# Rates of Change, particle velocity/distance?

1. Mar 8, 2012

### shocklightnin

1. The problem statement, all variables and given/known data

The position of a particle is given by the equation
s = 2t^3 + 36t^2 − 168t
where t is measured in seconds and s in meters.

What is the total distance traveled by the particle after the first seventeen seconds?

2. Relevant equations

s(t) = 2t^3 + 36t^2 − 168t
s'(t) = 6t^2+72t-168 = v(t)

3. The attempt at a solution

ive set t = 17 but it doesnt give me the right answer. (i get 17374). what am i doing wrong?! i know that the particle is at rest after 2 seconds (by taking derivative of this function to get the velocity function). the particle is moving forward in time interval t>2 and moving backward in time interval t<2.R

2. Mar 8, 2012

### LCKurtz

If you calculated s(17) - s(0), that gives the change in position between t = 0 and t = 17. But that isn't the total distance traveled unless the particle never reverses direction.

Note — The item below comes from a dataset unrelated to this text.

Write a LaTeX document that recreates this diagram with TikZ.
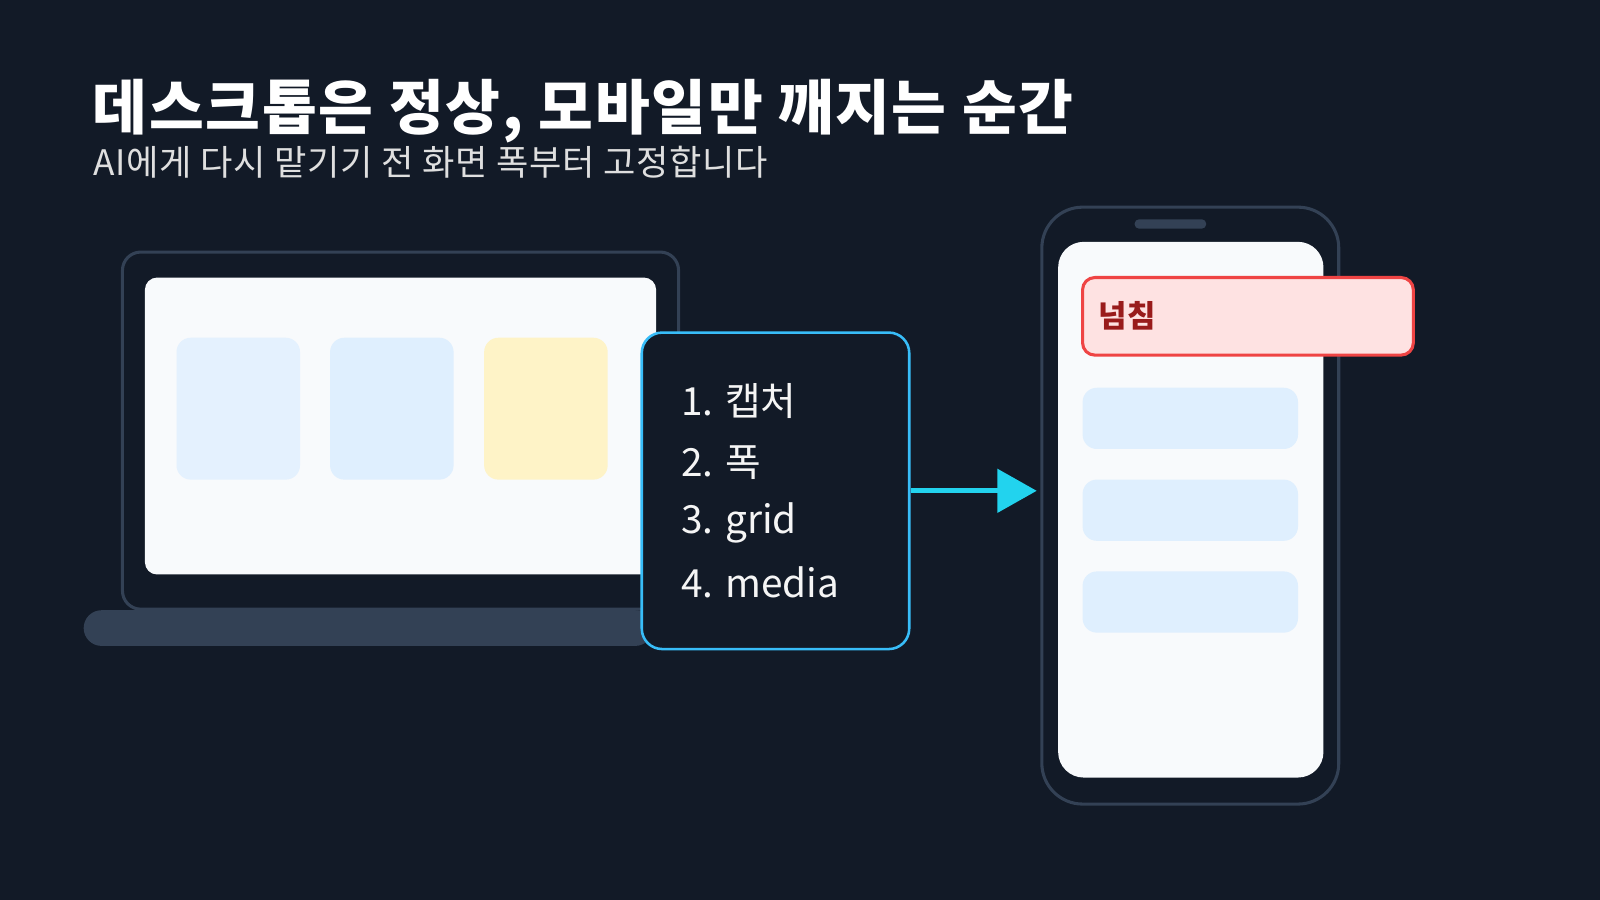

If it changes direction you have to include the distance going to and fro too.

3. Mar 9, 2012

### shocklightnin

so calculating the direction is from 0-2 and 2-17? so it would be:
176+176+17550? (for total distance without any signs to indicate direction)
does that mean the particle went backwards 176, then forwards 176, then forwards 17550 from point 2 to 17?

4. Mar 9, 2012

### LCKurtz

That's the right calculation except you might re-check you calculation for $t=17$.